● **TASK DIRECTIONS**: Determine how many lines contain the string "matplotlib". Reply with that figure and nothing else.
- - -
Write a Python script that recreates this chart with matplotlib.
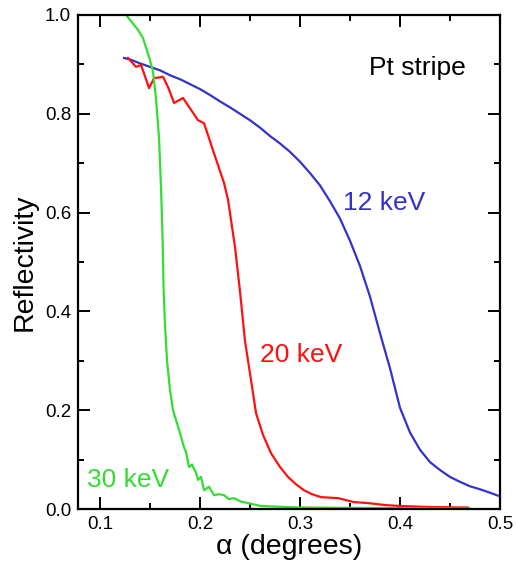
import matplotlib
matplotlib.use('Agg')
import matplotlib.pyplot as plt
from matplotlib.ticker import MultipleLocator

# ── Data ─────────────────────────────────────────────────────────────────────

alpha_12 = [0.124, 0.13, 0.14, 0.15, 0.16, 0.17, 0.18, 0.19, 0.20, 0.21, 0.22,
            0.23, 0.24, 0.25, 0.26, 0.27, 0.28, 0.29, 0.30, 0.31, 0.32, 0.33,
            0.34, 0.35, 0.36, 0.37, 0.38, 0.39, 0.40, 0.41, 0.42, 0.43, 0.44,
            0.45, 0.46, 0.47, 0.48, 0.49, 0.498]
refl_12 = [0.913, 0.91, 0.902, 0.895, 0.888, 0.878, 0.87, 0.86, 0.85, 0.838,
           0.825, 0.813, 0.80, 0.787, 0.772, 0.755, 0.74, 0.723, 0.703, 0.68,
           0.655, 0.623, 0.588, 0.543, 0.492, 0.43, 0.356, 0.285, 0.205, 0.155,
           0.12, 0.095, 0.079, 0.065, 0.055, 0.046, 0.04, 0.033, 0.027]

alpha_20 = [0.128, 0.136, 0.141, 0.149, 0.154, 0.163, 0.168, 0.174, 0.183,
            0.198, 0.204, 0.214, 0.224, 0.228, 0.231, 0.235, 0.240, 0.245,
            0.251, 0.256, 0.263, 0.271, 0.280, 0.288, 0.296, 0.304, 0.312,
            0.321, 0.338, 0.354, 0.368, 0.385, 0.401, 0.43, 0.468]
refl_20 = [0.913, 0.895, 0.899, 0.852, 0.872, 0.875, 0.854, 0.822, 0.832,
           0.787, 0.781, 0.72, 0.66, 0.626, 0.585, 0.53, 0.44, 0.34,
           0.261, 0.194, 0.15, 0.113, 0.085, 0.065, 0.05, 0.038, 0.03,
           0.024, 0.022, 0.014, 0.012, 0.008, 0.006, 0.004, 0.003]

alpha_30 = [0.126, 0.130, 0.138, 0.143, 0.149, 0.153, 0.156, 0.159, 0.161,
            0.1625, 0.1635, 0.165, 0.167, 0.170, 0.173, 0.176, 0.179, 0.181,
            0.184, 0.186, 0.189, 0.192, 0.196, 0.198, 0.201, 0.204, 0.209,
            0.214, 0.219, 0.224, 0.229, 0.234, 0.241, 0.248, 0.261, 0.30,
            0.38, 0.47]
refl_30 = [1.0, 0.99, 0.97, 0.953, 0.915, 0.885, 0.83, 0.75, 0.65,
           0.55, 0.45, 0.37, 0.30, 0.24, 0.20, 0.18, 0.16, 0.146,
           0.125, 0.115, 0.085, 0.09, 0.073, 0.059, 0.065, 0.038, 0.045,
           0.028, 0.03, 0.028, 0.02, 0.022, 0.015, 0.012, 0.006, 0.003,
           0.002, 0.001]

# label, x, y, colour, text anchor (data coords, left/baseline)
series = [
    ("12 keV", alpha_12, refl_12, "#3333cc", (0.3426, 0.605)),
    ("20 keV", alpha_20, refl_20, "#ff1010", (0.260, 0.298)),
    ("30 keV", alpha_30, refl_30, "#33dd33", (0.087, 0.045)),
]

plt.rcParams['font.family'] = ['Liberation Sans', 'DejaVu Sans']

fig = plt.figure(figsize=(5.17, 5.66), dpi=100)
ax = fig.add_axes([0.151, 0.1007, 0.816, 0.8728])

for label, x, y, color, (tx, ty) in series:
    ax.plot(x, y, color=color, linewidth=1.6)
    ax.text(tx, ty, label, color=color, fontsize=19, ha='left', va='baseline')

ax.text(0.417, 0.879, "Pt stripe", fontsize=19, ha='center', va='baseline')

ax.set_xlim(0.078, 0.5)
ax.set_ylim(0.0, 1.0)
ax.xaxis.set_major_locator(MultipleLocator(0.1))
ax.xaxis.set_minor_locator(MultipleLocator(0.05))
ax.yaxis.set_major_locator(MultipleLocator(0.2))
ax.yaxis.set_minor_locator(MultipleLocator(0.1))
ax.tick_params(which='both', direction='in', top=True, right=True,
               width=1.4, labelsize=13.5, pad=5)
ax.tick_params(which='major', length=8.5)
ax.tick_params(which='minor', length=4)
ax.set_xticks([0.1, 0.2, 0.3, 0.4, 0.5])
ax.set_xticklabels(["0.1", "0.2", "0.3", "0.4", "0.5"])
ax.set_yticks([0.0, 0.2, 0.4, 0.6, 0.8, 1.0])
ax.set_yticklabels(["0.0", "0.2", "0.4", "0.6", "0.8", "1.0"])
for s in ax.spines.values():
    s.set_linewidth(1.6)

ax.set_xlabel("α (degrees)", fontsize=20.5, labelpad=1)
ax.set_ylabel("Reflectivity", fontsize=20.5, labelpad=5)

fig.savefig("out.png", dpi=100)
- - -
● **EXERCISE SOLUTION**: 5